The whole thing is held together by an excellent performance by Armie Hammer, Call Me by Your Name (2017), who is an odd choice given that he’s so charismatic, and yet the character he’s playing is such an asshole. Will’s clearly got good looks but very little else — he’s temperamental, moody, and lazy. At one point, he’s even referred to as a ‘mock person.’ This, however, isn’t a ‘mock performance’ as while Hammer doesn’t quite make Will a sympathetic lead, he does deliver on the darker and more outlandish moments of the role, which includes running around New Orleans in a sweaty panic. Dakota Johnson, Suspiria (2018), is okay as Will’s partner Carrie, despite not having a great deal to do bar maybe argue with Hammer (she gets a couple of juicy lines, though). Similarly, Zazie Beetz, Deadpool 2 (2018), does the best she can to breathe life into a stock-y character whom we know very little about outside her connections to Will.

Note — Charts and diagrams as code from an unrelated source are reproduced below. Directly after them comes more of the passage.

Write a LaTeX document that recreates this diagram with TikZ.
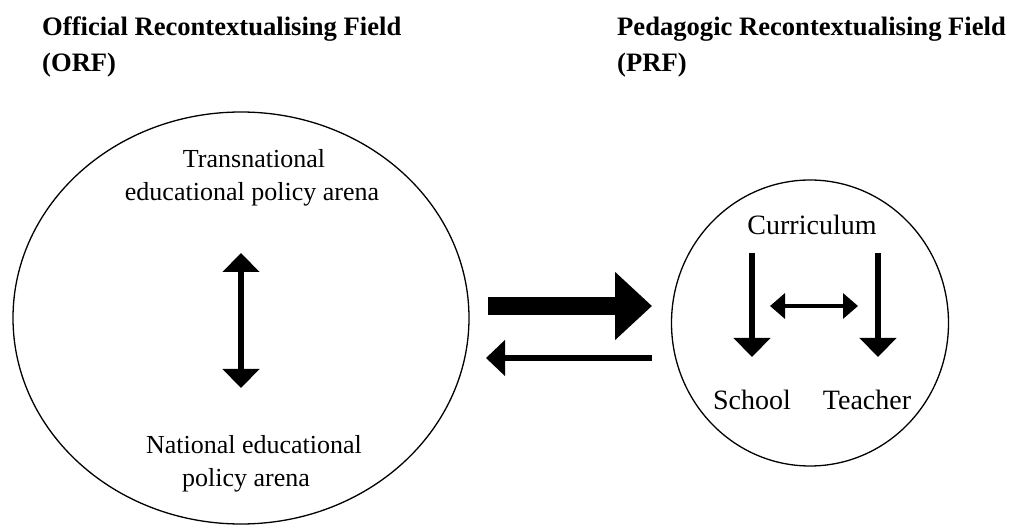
\documentclass[tikz,border=0pt]{standalone}
\usepackage{fontspec}
\setmainfont{Liberation Serif}
\usetikzlibrary{arrows.meta,shapes.geometric}
\begin{document}
\begin{tikzpicture}[x=1pt,y=-1pt,
  lbl/.style={inner sep=0pt, anchor=base, font=\fontsize{28}{33}\selectfont},
  orflbl/.style={lbl, font=\fontsize{26}{33}\selectfont},
  hdr/.style={inner sep=0pt, anchor=base west, font=\bfseries\fontsize{26.6}{36}\selectfont},
  field/.style={draw, ellipse, line width=1.3pt, inner sep=0pt},
  fatarrow/.style={line width=6pt, -{Triangle[length=19pt,width=36pt]}},
  fatdbl/.style={line width=6pt, {Triangle[length=19pt,width=36pt]}-{Triangle[length=19pt,width=36pt]}},
  thindbl/.style={line width=3.5pt, {Triangle[length=15pt,width=25pt]}-{Triangle[length=15pt,width=25pt]}},
  bigarrow/.style={line width=18pt, -{Triangle[length=37pt,width=66pt]}}
]
\useasboundingbox (0,0) rectangle (1010,526);
\fill[white] (0,0) rectangle (1010,526);

% headers
\node[hdr] (orfA) at (42,36) {Official Recontextualising Field};
\node[hdr] (orfB) at (42,72) {(ORF)};
\node[hdr] (prfA) at (617,36) {Pedagogic Recontextualising Field};
\node[hdr] (prfB) at (617,72) {(PRF)};

% fields
\node[field, minimum width=456pt, minimum height=412pt] (orf) at (241,318) {};
\node[field, minimum width=277pt, minimum height=286pt] (prf) at (810,323) {};

% ORF contents
\node[orflbl] (trA) at (254,168) {Transnational};
\node[orflbl] (trB) at (252,201) {educational policy arena};
\node[orflbl] (naA) at (254,454) {National educational};
\node[orflbl] (naB) at (246,487) {policy arena};
\coordinate (vtop) at (241,253);
\coordinate (vbot) at (241,388);
\draw[fatdbl] (vtop) -- (vbot);

% PRF contents
\node[lbl] (cur) at (812,235) {Curriculum};
\node[lbl] (sch) at (752,410) {School};
\node[lbl] (tea) at (867,410) {Teacher};
\coordinate (lt) at (752,253);
\coordinate (lb) at (752,357);
\coordinate (rt) at (878,253);
\coordinate (rb) at (878,357);
\draw[fatarrow] (lt) -- (lb);
\draw[fatarrow] (rt) -- (rb);
\coordinate (hl) at (770,306);
\coordinate (hr) at (858,306);
\draw[thindbl] (hl) -- (hr);

% exchange arrows
\coordinate (bs) at (488,306);
\coordinate (be) at (652,306);
\draw[bigarrow] (bs) -- (be);
\coordinate (ts) at (652,358);
\coordinate (te) at (486,358);
\draw[fatarrow, {-Triangle[length=19pt,width=35pt]}] (ts) -- (te);
\end{tikzpicture}
\end{document}
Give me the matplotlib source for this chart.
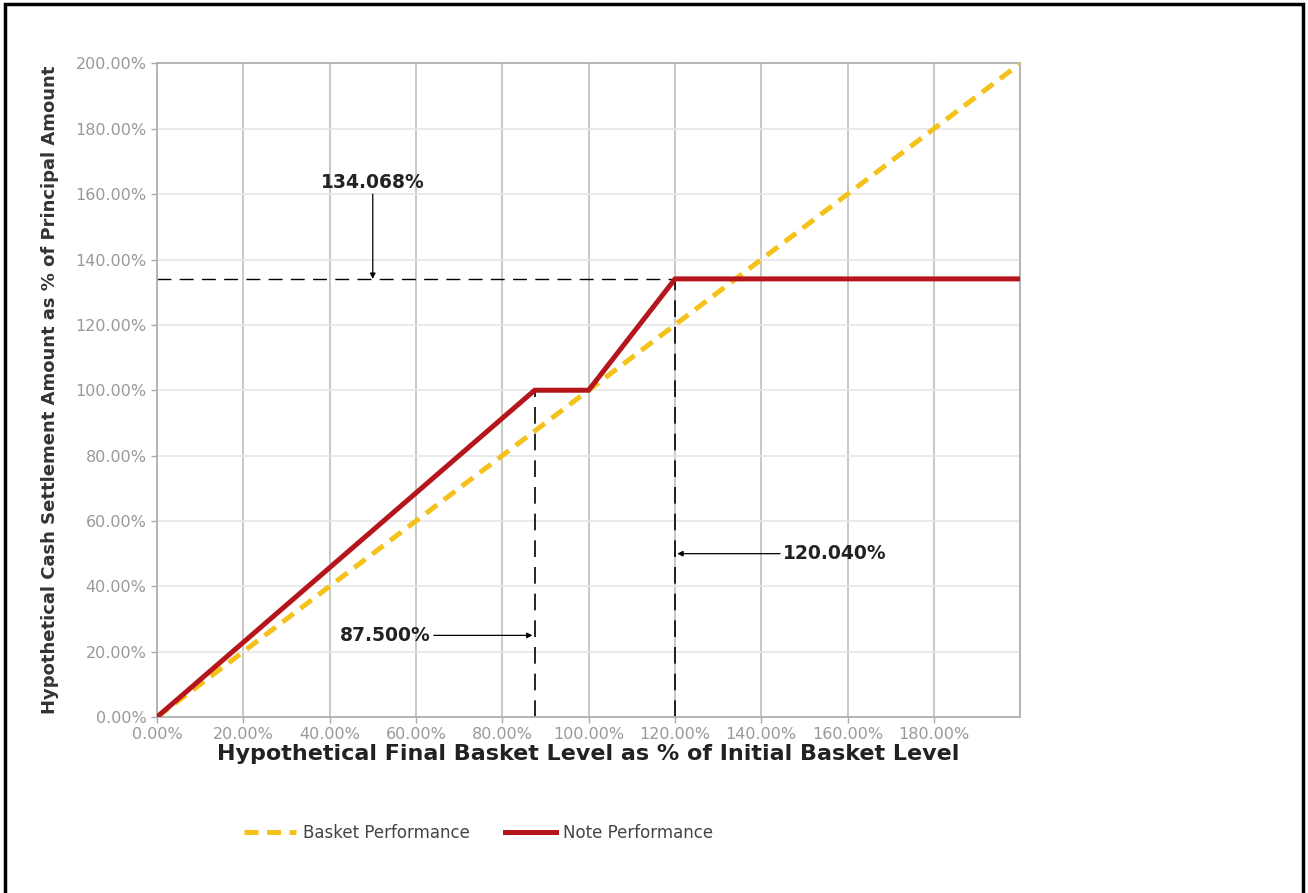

Taking everything into account, Wounds is a bizarre and unnerving pic. It’s an insane, nasty little flick with interesting mythology, a strong leading performance, and some of the most unsettling imagery the genre has to offer. It requires more from an audience (a quick Google afterward might help clear up a couple of things) than most films of this ilk but makes for a rewarding experience for those who dig Lovecraftian literature. When this ultimately does become a cult classic, I reckon a lot of naysayers might be licking their wounds.
4.5 / 5 – Highly Recommended
Reviewed by Mr. Movie
I’ll have to give this another go. You’ve given me some stuff to think about. The movie really didn’t do anything for me the first time. But yeah, that ending is pretty killer
Yes, if you dig a little deeper, you’ll find that it’s an amazingly different kinda film.